▸ **EXERCISE REQUIREMENTS**
Quote each line of the material verbatim, without the pictures.

▸ **SUPPLIED DATA**
----------------

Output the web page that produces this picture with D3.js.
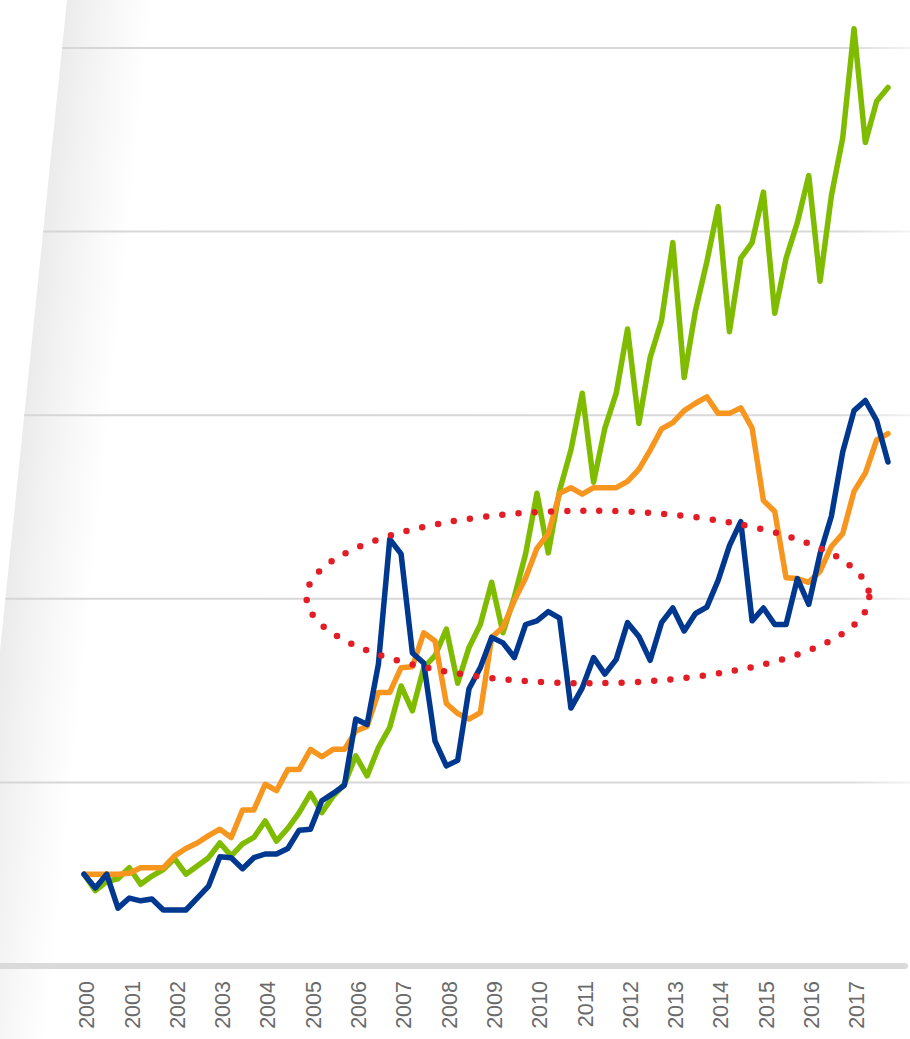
<!DOCTYPE html>
<html>
<head>
<meta charset="utf-8">
<script src="https://cdn.jsdelivr.net/npm/d3@7"></script>
<style>
  html, body { margin: 0; padding: 0; background: #ffffff; }
  svg { display: block; }
</style>
</head>
<body>
<svg id="chart" width="910" height="1039"></svg>
<script>
// ---- data (quarterly, 2000 Q1 .. 2017 Q4, index 2000 Q1 = 100) ----
const yearLabels = ["2000","2001","2002","2003","2004","2005","2006","2007","2008",
                    "2009","2010","2011","2012","2013","2014","2015","2016","2017"];
const gridValues = [200, 400, 600, 800, 1000];

const seriesGreen = [100, 82, 92, 95, 107, 89, 98, 105, 117, 100, 109, 118,
  134, 120, 133, 140, 158, 136, 150, 167, 188, 167, 185, 198,
  229, 207, 238, 260, 305, 278, 325, 338, 367, 308, 347, 372,
  418, 363, 402, 449, 515, 450, 518, 562, 624, 527, 586, 624,
  694, 591, 663, 703, 788, 641, 714, 767, 827, 691, 771, 788,
  843, 711, 771, 810, 861, 746, 839, 902, 1021, 897, 942, 957];

const seriesOrange = [100, 100, 100, 100, 101, 107, 107, 107, 120, 128, 134, 142,
  149, 140, 170, 170, 198, 191, 214, 214, 236, 228, 236, 236,
  256, 261, 298, 298, 325, 326, 363, 354, 286, 275, 269, 276,
  358, 369, 398, 423, 455, 471, 515, 521, 514, 521, 521, 521,
  528, 541, 562, 585, 592, 605, 613, 620, 602, 602, 608, 586,
  507, 495, 423, 422, 418, 430, 457, 471, 517, 537, 573, 580];

const seriesBlue = [100, 85, 100, 63, 74, 71, 73, 61, 61, 61, 74, 87,
  119, 118, 106, 118, 122, 122, 128, 148, 149, 180, 188, 197,
  269, 263, 329, 465, 449, 341, 330, 245, 218, 224, 302, 325,
  358, 352, 336, 372, 376, 386, 379, 281, 303, 336, 318, 334,
  374, 359, 333, 374, 390, 365, 384, 391, 420, 458, 484, 376,
  390, 372, 372, 422, 394, 449, 490, 560, 605, 616, 594, 549];

// highlighted region (in data units: quarter index / index value)
const ellipseCenter = [44.5, 402];
const ellipseRadii = [24.85, 94];

// ---- layout ----
const W = 910, H = 1039;
const svg = d3.select("#chart");
const defs = svg.append("defs");

const x = d3.scaleLinear().domain([0, seriesGreen.length - 1]).range([84, 888]);
const y = d3.scaleLinear().domain([0, 1000]).range([966, 48]);

// slanted "wall" edge: x = 67 - 0.1029*y
const edgeX = yy => 67 - 0.1029 * yy;

// wall gradient (skewed to follow the slanted edge)
const wallGrad = defs.append("linearGradient")
  .attr("id", "wallGrad")
  .attr("gradientUnits", "userSpaceOnUse")
  .attr("x1", 0).attr("y1", 0).attr("x2", 85).attr("y2", 0)
  .attr("gradientTransform", "translate(67,0) skewX(-5.875)");
wallGrad.append("stop").attr("offset", "0%").attr("stop-color", "#ebebeb");
wallGrad.append("stop").attr("offset", "35%").attr("stop-color", "#f3f3f3");
wallGrad.append("stop").attr("offset", "100%").attr("stop-color", "#ffffff");

svg.append("path")
  .attr("d", `M${edgeX(0)},0 L${edgeX(0) + 90},0 L${edgeX(H) + 90},${H} L${edgeX(H)},${H} Z`)
  .attr("fill", "url(#wallGrad)");

// gridline gradient (fades at right end)
const gridGrad = defs.append("linearGradient")
  .attr("id", "gridGrad")
  .attr("gradientUnits", "userSpaceOnUse")
  .attr("x1", 0).attr("y1", 0).attr("x2", W).attr("y2", 0);
gridGrad.append("stop").attr("offset", "0%").attr("stop-color", "#d6d6d6");
gridGrad.append("stop").attr("offset", "92%").attr("stop-color", "#d9d9d9");
gridGrad.append("stop").attr("offset", "100%").attr("stop-color", "#f2f2f2");

svg.append("g").selectAll("line")
  .data(gridValues)
  .join("line")
  .attr("x1", d => edgeX(y(d)))
  .attr("x2", W)
  .attr("y1", d => y(d))
  .attr("y2", d => y(d))
  .attr("stroke", "url(#gridGrad)")
  .attr("stroke-width", 2);

// baseline
svg.append("line")
  .attr("x1", -10).attr("x2", 905)
  .attr("y1", y(0)).attr("y2", y(0))
  .attr("stroke", "#dadada")
  .attr("stroke-width", 6)
  .attr("stroke-linecap", "round");

// x axis labels
const tickIdx = yearLabels.map((_, i) => i * 4);
const xAxis = d3.axisBottom(x)
  .tickValues(tickIdx)
  .tickFormat((d, i) => yearLabels[i])
  .tickSize(0);
const gx = svg.append("g")
  .attr("transform", `translate(2,${y(0)})`)
  .call(xAxis);
gx.select(".domain").remove();
gx.selectAll("text")
  .attr("transform", "rotate(-90)")
  .attr("text-anchor", "end")
  .attr("x", -15)
  .attr("y", 0)
  .attr("dy", "0.36em")
  .attr("fill", "#6a6a6a")
  .style("font-family", "'Liberation Sans', Arial, sans-serif")
  .style("font-size", "21.5px");

// lines
const line = d3.line().x((d, i) => x(i)).y(d => y(d));
const series = [
  { data: seriesGreen, color: "#7fbc00" },
  { data: seriesOrange, color: "#f7961f" },
  { data: seriesBlue, color: "#00388f" }
];
svg.append("g").selectAll("path")
  .data(series)
  .join("path")
  .attr("d", d => line(d.data))
  .attr("fill", "none")
  .attr("stroke", d => d.color)
  .attr("stroke-width", 5.5)
  .attr("stroke-linejoin", "round")
  .attr("stroke-linecap", "round");

// red dotted ellipse
const cx = x(ellipseCenter[0]), cy = y(ellipseCenter[1]);
const rx = x(ellipseCenter[0] + ellipseRadii[0]) - cx;
const ry = cy - y(ellipseCenter[1] + ellipseRadii[1]);
svg.append("ellipse")
  .attr("cx", cx).attr("cy", cy)
  .attr("rx", rx).attr("ry", ry)
  .attr("fill", "none")
  .attr("stroke", "#e31d25")
  .attr("stroke-width", 6.5)
  .attr("stroke-linecap", "round")
  .attr("stroke-dasharray", "0 16.2");
</script>
</body>
</html>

----------------

▸ **REPLY**
Output the web page that produces this picture with D3.js.
<!DOCTYPE html>
<html>
<head>
<meta charset="utf-8">
<script src="https://cdn.jsdelivr.net/npm/d3@7"></script>
<style>
  html, body { margin: 0; padding: 0; background: #ffffff; }
  svg { display: block; }
</style>
</head>
<body>
<svg id="chart" width="910" height="1039"></svg>
<script>
// ---- data (quarterly, 2000 Q1 .. 2017 Q4, index 2000 Q1 = 100) ----
const yearLabels = ["2000","2001","2002","2003","2004","2005","2006","2007","2008",
                    "2009","2010","2011","2012","2013","2014","2015","2016","2017"];
const gridValues = [200, 400, 600, 800, 1000];

const seriesGreen = [100, 82, 92, 95, 107, 89, 98, 105, 117, 100, 109, 118,
  134, 120, 133, 140, 158, 136, 150, 167, 188, 167, 185, 198,
  229, 207, 238, 260, 305, 278, 325, 338, 367, 308, 347, 372,
  418, 363, 402, 449, 515, 450, 518, 562, 624, 527, 586, 624,
  694, 591, 663, 703, 788, 641, 714, 767, 827, 691, 771, 788,
  843, 711, 771, 810, 861, 746, 839, 902, 1021, 897, 942, 957];

const seriesOrange = [100, 100, 100, 100, 101, 107, 107, 107, 120, 128, 134, 142,
  149, 140, 170, 170, 198, 191, 214, 214, 236, 228, 236, 236,
  256, 261, 298, 298, 325, 326, 363, 354, 286, 275, 269, 276,
  358, 369, 398, 423, 455, 471, 515, 521, 514, 521, 521, 521,
  528, 541, 562, 585, 592, 605, 613, 620, 602, 602, 608, 586,
  507, 495, 423, 422, 418, 430, 457, 471, 517, 537, 573, 580];

const seriesBlue = [100, 85, 100, 63, 74, 71, 73, 61, 61, 61, 74, 87,
  119, 118, 106, 118, 122, 122, 128, 148, 149, 180, 188, 197,
  269, 263, 329, 465, 449, 341, 330, 245, 218, 224, 302, 325,
  358, 352, 336, 372, 376, 386, 379, 281, 303, 336, 318, 334,
  374, 359, 333, 374, 390, 365, 384, 391, 420, 458, 484, 376,
  390, 372, 372, 422, 394, 449, 490, 560, 605, 616, 594, 549];

// highlighted region (in data units: quarter index / index value)
const ellipseCenter = [44.5, 402];
const ellipseRadii = [24.85, 94];

// ---- layout ----
const W = 910, H = 1039;
const svg = d3.select("#chart");
const defs = svg.append("defs");

const x = d3.scaleLinear().domain([0, seriesGreen.length - 1]).range([84, 888]);
const y = d3.scaleLinear().domain([0, 1000]).range([966, 48]);

// slanted "wall" edge: x = 67 - 0.1029*y
const edgeX = yy => 67 - 0.1029 * yy;

// wall gradient (skewed to follow the slanted edge)
const wallGrad = defs.append("linearGradient")
  .attr("id", "wallGrad")
  .attr("gradientUnits", "userSpaceOnUse")
  .attr("x1", 0).attr("y1", 0).attr("x2", 85).attr("y2", 0)
  .attr("gradientTransform", "translate(67,0) skewX(-5.875)");
wallGrad.append("stop").attr("offset", "0%").attr("stop-color", "#ebebeb");
wallGrad.append("stop").attr("offset", "35%").attr("stop-color", "#f3f3f3");
wallGrad.append("stop").attr("offset", "100%").attr("stop-color", "#ffffff");

svg.append("path")
  .attr("d", `M${edgeX(0)},0 L${edgeX(0) + 90},0 L${edgeX(H) + 90},${H} L${edgeX(H)},${H} Z`)
  .attr("fill", "url(#wallGrad)");

// gridline gradient (fades at right end)
const gridGrad = defs.append("linearGradient")
  .attr("id", "gridGrad")
  .attr("gradientUnits", "userSpaceOnUse")
  .attr("x1", 0).attr("y1", 0).attr("x2", W).attr("y2", 0);
gridGrad.append("stop").attr("offset", "0%").attr("stop-color", "#d6d6d6");
gridGrad.append("stop").attr("offset", "92%").attr("stop-color", "#d9d9d9");
gridGrad.append("stop").attr("offset", "100%").attr("stop-color", "#f2f2f2");

svg.append("g").selectAll("line")
  .data(gridValues)
  .join("line")
  .attr("x1", d => edgeX(y(d)))
  .attr("x2", W)
  .attr("y1", d => y(d))
  .attr("y2", d => y(d))
  .attr("stroke", "url(#gridGrad)")
  .attr("stroke-width", 2);

// baseline
svg.append("line")
  .attr("x1", -10).attr("x2", 905)
  .attr("y1", y(0)).attr("y2", y(0))
  .attr("stroke", "#dadada")
  .attr("stroke-width", 6)
  .attr("stroke-linecap", "round");

// x axis labels
const tickIdx = yearLabels.map((_, i) => i * 4);
const xAxis = d3.axisBottom(x)
  .tickValues(tickIdx)
  .tickFormat((d, i) => yearLabels[i])
  .tickSize(0);
const gx = svg.append("g")
  .attr("transform", `translate(2,${y(0)})`)
  .call(xAxis);
gx.select(".domain").remove();
gx.selectAll("text")
  .attr("transform", "rotate(-90)")
  .attr("text-anchor", "end")
  .attr("x", -15)
  .attr("y", 0)
  .attr("dy", "0.36em")
  .attr("fill", "#6a6a6a")
  .style("font-family", "'Liberation Sans', Arial, sans-serif")
  .style("font-size", "21.5px");

// lines
const line = d3.line().x((d, i) => x(i)).y(d => y(d));
const series = [
  { data: seriesGreen, color: "#7fbc00" },
  { data: seriesOrange, color: "#f7961f" },
  { data: seriesBlue, color: "#00388f" }
];
svg.append("g").selectAll("path")
  .data(series)
  .join("path")
  .attr("d", d => line(d.data))
  .attr("fill", "none")
  .attr("stroke", d => d.color)
  .attr("stroke-width", 5.5)
  .attr("stroke-linejoin", "round")
  .attr("stroke-linecap", "round");

// red dotted ellipse
const cx = x(ellipseCenter[0]), cy = y(ellipseCenter[1]);
const rx = x(ellipseCenter[0] + ellipseRadii[0]) - cx;
const ry = cy - y(ellipseCenter[1] + ellipseRadii[1]);
svg.append("ellipse")
  .attr("cx", cx).attr("cy", cy)
  .attr("rx", rx).attr("ry", ry)
  .attr("fill", "none")
  .attr("stroke", "#e31d25")
  .attr("stroke-width", 6.5)
  .attr("stroke-linecap", "round")
  .attr("stroke-dasharray", "0 16.2");
</script>
</body>
</html>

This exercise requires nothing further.